The world does cartwheels for new.
The problem is it’s hardly ever that.
Most “newness” is just an element of it’s overall offering.
Just like Pinterest—the latest social media wonderkid (although it’s been going for nearly 4 years).
The idea is not original.
It’s a visual Delicious, a more ordered Tumblr / Ffffound / We Heart It / ImgFave, a girly Reddit / StumbleUpon… the UI/X is cleaner, more intuitive and due to this the user numbers has really ramped.
The fact is we’ve all been scrapbooking for years.
Now we just aggregate digitally.
Faster.
Tidier.
With more people.
Over wider topics.
New is rarely something monumental but rather a quiet shift and addition. A gentle increase to the discourse. And by adding in multiples of time and people, it appears more than it is.
This is replicated in the (misplaced) discussion about social media and how it’s constantly changing and morphing, when it should be about the fundamental skills not the platforms themselves. Seeing it as not a mountain to climb but a wave to catch totally shifts the thinking and approach.

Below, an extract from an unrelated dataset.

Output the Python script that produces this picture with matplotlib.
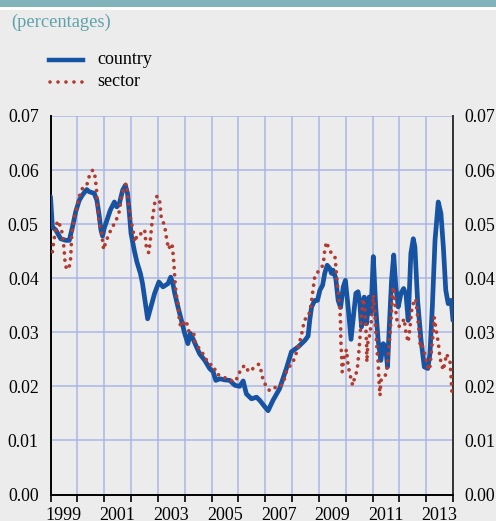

Be careful of the smoke and loud voices because it’s what’s behind the curtain that counts.
Focus on what’s best not what’s new.
A redux.
A mashup.
Nothing is new.
Same conversation happening in our school at the moment. Forward plan to make maximum use of digital tools in ALL classrooms. Discussion should always come back to pedagogy and purpose as opposed to the tool itself…
Appreciate the comment Claire – thank you – would echo your thoughts about using the right tools for the job (and that’s all they are).
Fabulous tools but just tools.
Love the ‘Room 9 Einsteins‘ blog – the title alone is lovely plus the content is lovelier!